Oh, the Damage We Do in the name of our Gods

Since Sept. 11, 2001, there has been an outpouring of novels that attempt to aid thinking Americans in their understanding of Islam as both a culture and a religion. Book groups have glombed onto these titles in record numbers and for several years my group of deep reading women gave it their all. Recently though, they've asked if we could lighten up and so we will. Our upcoming titles are decidedly American in scope what with Olive Kitteridge, Union Atlantic, So Much for That and Blame, just to mention a few.

For myself, though, I'm still trying to make sense of various religions and how they've affected life, really from the beginning of recorded history. It's not a very pretty picture. Most recently I finished listening to a very disturbing book that I was initially drawn to just because of the cover, though the story was right up my alley. Gardens of Water by Alan Drew takes place in a small Turkish community outside Istanbul. Nine year old Ismail is being prepared for his coming of age ceremony, his circumcision, and the entire town is invited to this huge landmark celebration.

But for fifteen year old Irem, the daughter of the household, no such ceremony will ever be held. She can never expect to be the light of her parents' eyes as Ismail, the boy child is, and she knows that the future holds little for her except perhaps a suitable husband and a life of servitude. The jacket copy refers to Irem as headstrong and that really ticked me off right out of the gate. Is it headstrong to have a brain and be able to deduce that one's life is circumscribed by an accident of birth? Grrrrr

Her desire to feel more and experience more than her circumstances will allow is exacerbated by a budding relationship with Dylan, an American boy who lives in the upstairs apartment with his parents who are teachers and missionaries in Turkey. They have lived in the country for thirty years and appear to be deeply respectful of the fine line that separates them from the locals, but all that changes after a devastating earthquake shakes the village to its foundations.

An accident of Fate, or was it God's will, irrevocably binds Dylan's and Irem's families together and as the two young people spend more time together, Irem's family faces disgrace over their daughter's actions, and Irem's father Sinan is torn between his love for his daughter and the pressure to abide by the cultural laws of the land. At the same time, Dylan's father Marcus is in a position to help Sinan take care of his family by offering American made food and shelter, thereby adding to Sinan's sense of shame that he is unable to do this for himself.

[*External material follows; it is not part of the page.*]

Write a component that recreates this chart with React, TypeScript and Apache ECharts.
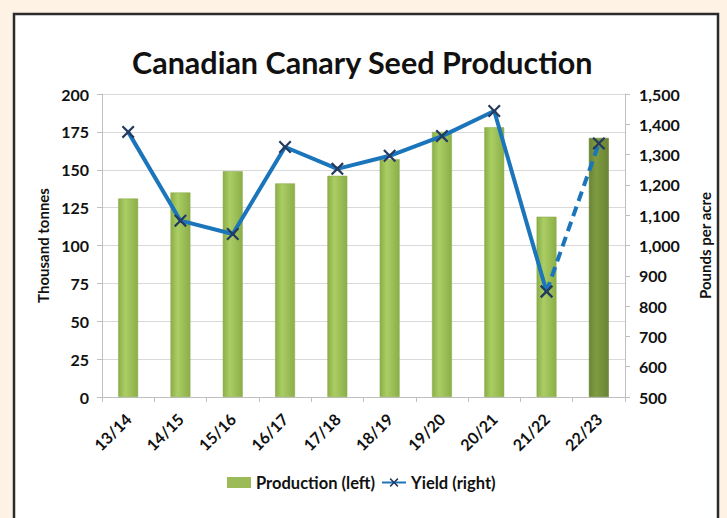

Author Alan Drew does an admirable job of examining the conflicts and similarities between the Christian and Islamic sense of God, painting the irony of the two factions praying to their Gods in different buildings while using the same words, speaking of Heaven vs. Paradise, the hope of life after death, the belief that suffering on this earth will be rewarded in the next (that's one I never could cotton to!).

Tensions in the refugee camp are ratcheted up as more and more little Kurdish boys show up with gold crosses around their necks and biblical coloring books. Sinan and Marcus become so intent on the fight for Ismail's soul that they fail to notice that Dylan and Irem are on a downward path of no return. As I said, this is a very disturbing but thought-provoking read. It's not for everyone and I can't recommend it as such and if you're a searcher for understanding and answers, Gardens of Water may actually leave you with even more questions. Oh what the heck, go for it!